Despite the numeric maintenance of nitrergic neurons during aging, atrophy was detected in the middle area of cell bodies in that neuronal subpopulation in 23-month-old supplemented animals compared with the 7-month-old group.

The possible involvement of specific components of the ABM aqueous extract, such as polyphenols, might justify this reduction because of their reported ability to sequester nitric oxide in vitro [67] and in vivo [68]. van Acker et al. [67] reported the neuroprotective effects of polyphenols. Epigallocatechin, a polyphenol isolated from green tea administered intraperitoneally in rats, attenuated oxidative stress by reducing the expression of nNOS and NADPH-d in parasympathetic ganglion neurons that extrinsically innervate the digestive tube in rats following hypoxia.

The precise mechanism by which A. blazei prevents neuronal death is still unclear. Nevertheless, considering that neuronal death can be a consequence of glial death [69], we can infer that the functions of glial cells were preserved by prolonged intake of the ABM aqueous extract during the aging process.

One hypothesis is that antioxidant compounds contained in the ABM aqueous extract have direct actions on free radicals generated in enteric glial cells. Given that they are similar to central nervous system (CNS) astrocytes with regard to their morphological and immunohistochemical characteristics [70, 71], this hypothesis can be supported by the results obtained by Sharma et al. [72], which indicate a positive effect of flavonoids on astrocytes through the modulation of glial fibrillary acidic protein (GFAP) and glutamine synthetase, with involvement in protective events, reducing apoptosis in a neuronal culture. Another hypothesis is that the chronic intake of glutamic acid (or glutamate) found in the aqueous extract of A. blazei has indirect antioxidant effects [54, 73]. Glutamic acid can be converted into glutamine, a precursor of glutathione, one of the most powerful cellular antioxidants. This substance is produced and released by enteric glial cells for neuronal preservation in cases of oxidative stress [74]. Moreover, Muyderman et al. [75] demonstrated that mitochondrial glutathione is essential for preserving the viability of astrocytes in the SNC during conditions of increased levels of free radicals, which supports our hypothesis.

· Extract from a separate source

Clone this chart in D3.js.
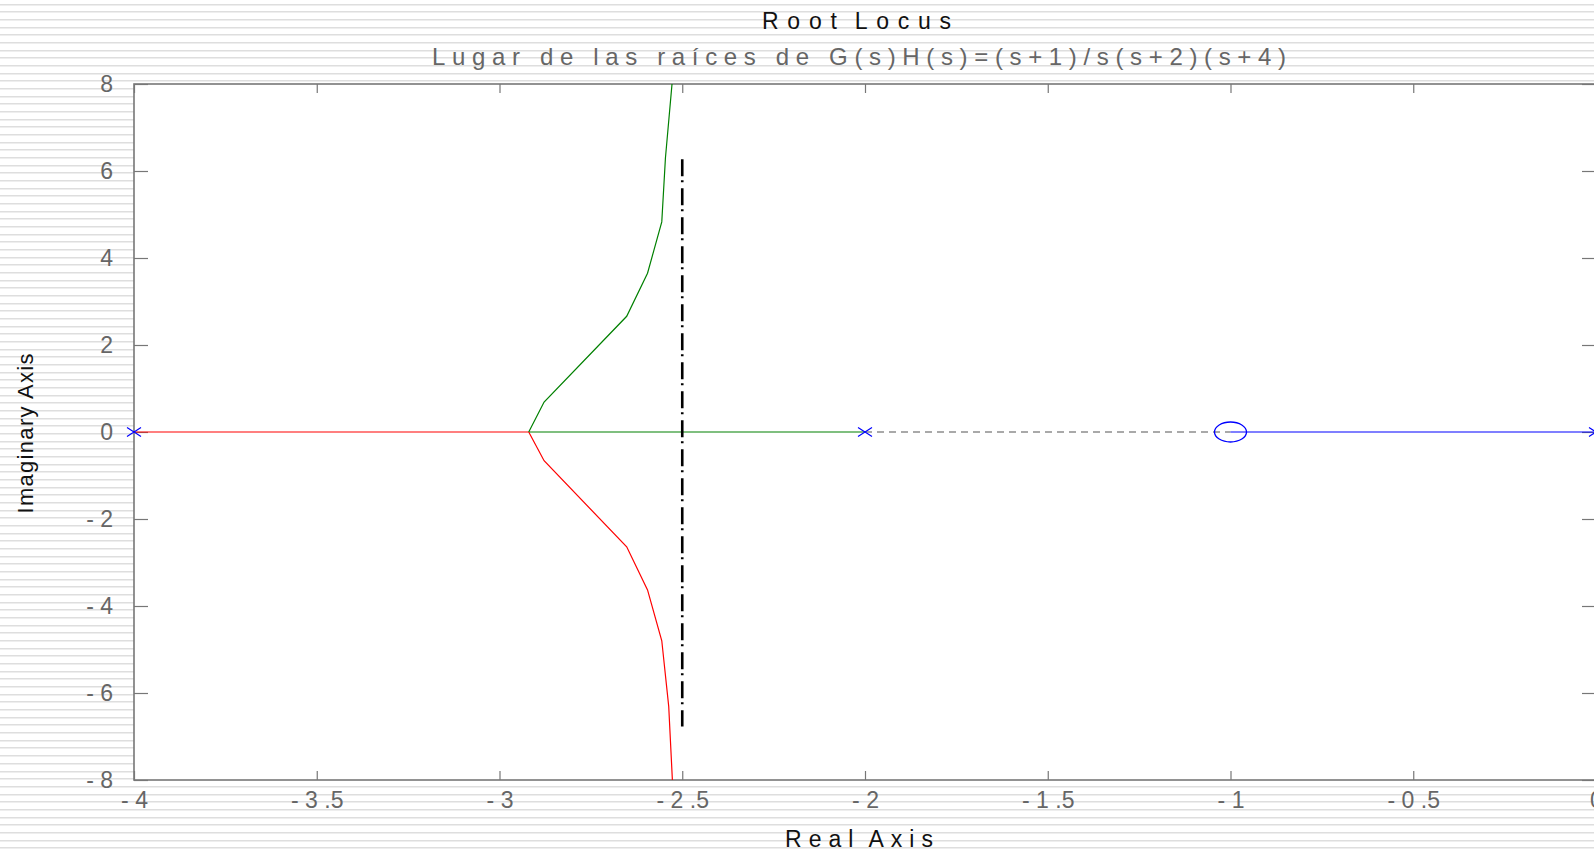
<!DOCTYPE html>
<html>
<head>
<meta charset="utf-8">
<script src="https://cdn.jsdelivr.net/npm/d3@7"></script>
<style>
  body { margin: 0; background: #fff; }
  svg { display: block; }
  .tick text { font-family: "Liberation Sans", Arial, sans-serif; font-size: 23px; fill: #666; }
  .tick line { stroke: #777; stroke-width: 1.2; }
  .domain { display: none; }
</style>
</head>
<body>
<svg id="chart" width="1594" height="852"></svg>
<script>

// poles and zeros of G(s)H(s) = (s+1)/s(s+2)(s+4)
const poles = [0, -2, -4];
const zeros = [-1];

// upper branch (green)
const upperRe = [-2.92, -2.878, -2.652, -2.595, -2.556, -2.546, -2.528];
const upperIm = [0, 0.69, 2.66, 3.65, 4.83, 6.30, 8.0];

// lower branch (red)
const lowerRe = [-2.92, -2.878, -2.652, -2.595, -2.556, -2.537, -2.527];
const lowerIm = [0, -0.66, -2.64, -3.63, -4.80, -6.31, -8.0];

// segments on the real axis: [from, to, colour, dashed]
const realSegments = [
  [-4, -2.92, 'red', false],
  [-2.92, -2, 'green', false],
  [-2, -1, '#555', true],
  [-1, 0, 'blue', false],
];

// asymptote
const asymptoteRe = -2.5;
const asymptoteIm = [6.27, -6.77];

const xTicks = [-4, -3.5, -3, -2.5, -2, -1.5, -1, -0.5, 0];
const xTickLabels = ['- 4', '- 3 .5', '- 3', '- 2 .5', '- 2', '- 1 .5', '- 1', '- 0 .5', '0'];
const yTicks = [-8, -6, -4, -2, 0, 2, 4, 6, 8];
const yTickLabels = ['- 8', '- 6', '- 4', '- 2', '0', '2', '4', '6', '8'];

const width = 1594, height = 852;
const svg = d3.select('#chart');

// striped background
const stripes = d3.range(0, 112);
svg.append('g')
   .selectAll('rect')
   .data(stripes)
   .enter()
   .append('rect')
   .attr('x', 0)
   .attr('y', (i) => Math.round(3.5 + i * 7.67))
   .attr('width', width)
   .attr('height', 1)
   .attr('fill', '#dedede');
svg.append('g')
   .selectAll('rect')
   .data(stripes)
   .enter()
   .append('rect')
   .attr('x', 0)
   .attr('y', (i) => Math.round(3.5 + i * 7.67) + 1)
   .attr('width', width)
   .attr('height', 1)
   .attr('fill', '#eeeeee');

const x = d3.scaleLinear().domain([-4, 0]).range([134, 1596]);
const y = d3.scaleLinear().domain([-8, 8]).range([780, 84]);

// plot area
svg.append('rect')
   .attr('x', x(-4))
   .attr('y', y(8))
   .attr('width', x(0) - x(-4))
   .attr('height', y(-8) - y(8))
   .attr('fill', '#fff');

svg.append('defs').append('clipPath')
   .attr('id', 'plotClip')
   .append('rect')
   .attr('x', x(-4))
   .attr('y', y(8))
   .attr('width', x(0) - x(-4))
   .attr('height', y(-8) - y(8));

// axes
svg.append('g')
   .attr('transform', `translate(0,${y(-8)})`)
   .call(d3.axisBottom(x).tickValues(xTicks).tickFormat((d, i) => xTickLabels[i])
           .tickSizeInner(-9).tickSizeOuter(0).tickPadding(12));
svg.append('g')
   .attr('transform', `translate(0,${y(8)})`)
   .call(d3.axisTop(x).tickValues(xTicks).tickFormat('').tickSizeInner(-9).tickSizeOuter(0));
svg.append('g')
   .attr('transform', `translate(${x(-4)},0)`)
   .call(d3.axisLeft(y).tickValues(yTicks).tickFormat((d, i) => yTickLabels[i])
           .tickSizeInner(-14).tickSizeOuter(0).tickPadding(21));
svg.append('g')
   .attr('transform', `translate(${x(0)},0)`)
   .call(d3.axisRight(y).tickValues(yTicks).tickFormat('').tickSizeInner(-14).tickSizeOuter(0));

// frame
svg.append('rect')
   .attr('x', x(-4))
   .attr('y', y(8))
   .attr('width', x(0) - x(-4))
   .attr('height', y(-8) - y(8))
   .attr('fill', 'none')
   .attr('stroke', '#777')
   .attr('stroke-width', 1.6);

const plot = svg.append('g').attr('clip-path', 'url(#plotClip)');

// real axis segments
plot.selectAll('line.seg')
    .data(realSegments)
    .enter()
    .append('line')
    .attr('class', 'seg')
    .attr('x1', (s) => x(s[0]))
    .attr('x2', (s) => x(s[1]))
    .attr('y1', y(0))
    .attr('y2', y(0))
    .attr('stroke', (s) => s[2])
    .attr('stroke-width', (s) => s[3] ? 1.2 : 1.2)
    .attr('stroke-dasharray', (s) => s[3] ? '7,5' : null);

// branches
const line = d3.line().x((p) => x(p[0])).y((p) => y(p[1]));
plot.append('path')
    .attr('d', line(d3.zip(upperRe, upperIm)))
    .attr('fill', 'none')
    .attr('stroke', 'green')
    .attr('stroke-width', 1.2);
plot.append('path')
    .attr('d', line(d3.zip(lowerRe, lowerIm)))
    .attr('fill', 'none')
    .attr('stroke', 'red')
    .attr('stroke-width', 1.2);

// asymptote
plot.append('line')
    .attr('x1', x(asymptoteRe))
    .attr('x2', x(asymptoteRe))
    .attr('y1', y(asymptoteIm[0]))
    .attr('y2', y(asymptoteIm[1]))
    .attr('stroke', '#000')
    .attr('stroke-width', 2.6)
    .attr('stroke-dasharray', '17,4,2,6');

// poles (x) and zeros (o)
const crosses = svg.append('g');
poles.forEach((p) => {
  crosses.append('path')
         .attr('d', `M${x(p) - 7},${y(0) - 4.5}L${x(p) + 7},${y(0) + 4.5}M${x(p) - 7},${y(0) + 4.5}L${x(p) + 7},${y(0) - 4.5}`)
         .attr('stroke', 'blue')
         .attr('stroke-width', 1.2)
         .attr('fill', 'none');
});
svg.selectAll('ellipse')
   .data(zeros)
   .enter()
   .append('ellipse')
   .attr('cx', (z) => x(z))
   .attr('cy', y(0))
   .attr('rx', 16)
   .attr('ry', 10)
   .attr('fill', 'none')
   .attr('stroke', 'blue')
   .attr('stroke-width', 1.3);

// titles
svg.append('text')
   .attr('x', 762)
   .attr('y', 29)
   .attr('textLength', 189)
   .attr('lengthAdjust', 'spacing')
   .style('font-family', '"Liberation Sans Narrow", "Liberation Sans", Arial, sans-serif')
   .style('font-size', '23px')
   .style('word-spacing', '-6px')
   .attr('fill', '#111')
   .text('Root Locus');

svg.append('text')
   .attr('x', 432)
   .attr('y', 65)
   .attr('textLength', 854)
   .attr('lengthAdjust', 'spacing')
   .style('font-family', '"Liberation Sans Narrow", "Liberation Sans", Arial, sans-serif')
   .style('font-size', '24px')
   .attr('fill', '#666')
   .text('Lugar de las raíces de G(s)H(s)=(s+1)/s(s+2)(s+4)');

svg.append('text')
   .attr('x', 785)
   .attr('y', 847)
   .attr('textLength', 148)
   .attr('lengthAdjust', 'spacing')
   .style('font-family', '"Liberation Sans", Arial, sans-serif')
   .style('font-size', '23px')
   .style('word-spacing', '-4px')
   .attr('fill', '#111')
   .text('Real Axis');

svg.append('text')
   .attr('transform', 'translate(33,513.5) rotate(-90)')
   .attr('textLength', 160)
   .attr('lengthAdjust', 'spacing')
   .style('font-family', '"Liberation Sans", Arial, sans-serif')
   .style('font-size', '22px')
   .attr('fill', '#111')
   .text('Imaginary Axis');

</script>
</body>
</html>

A positive relationship between antioxidant compound supplementation and enteric neuroprotection in diabetic neuropathy has been reported by several authors. This diabetic condition, similar to aging, is associated with oxidative stress as one of its main degenerative factors [3]. Among the supplements studied in experimental models of diabetic neuropathy are ascorbic acid [76], -tocopherol [77], L-glutamine [78], Ginkgo biloba [79], and quercetin [80].

In aging, a neuroprotective effect was detected in the ENS in the small intestine [81] and large intestine [82] in rats supplemented with Ginkgo biloba extract. Similarly, [83] found that supplementation with ascorbic acid had a neurotrophic effect on myenteric neurons in old rats, suggesting neuroprotection.

5. Conclusions

Aging modifies biometric, blood, and morphofunctional parameters in the jejunum and causes morphoquantitative changes in the enteric nervous system. Prolonged supplementation with the aqueous extract of Agaricus blazei efficiently maintained myenteric plexus homeostasis, which positively influenced the physiology and prevented the death of the neurons and glial cells.

Conflict of Interests

The authors declare that there is no conflict of interests regarding the publication of this paper.

Acknowledgments

This work was supported by grants from Conselho Nacional de Desenvolvimento Científico e Tecnológico (CNPq) and Fundação Araucária, PR, Brazil.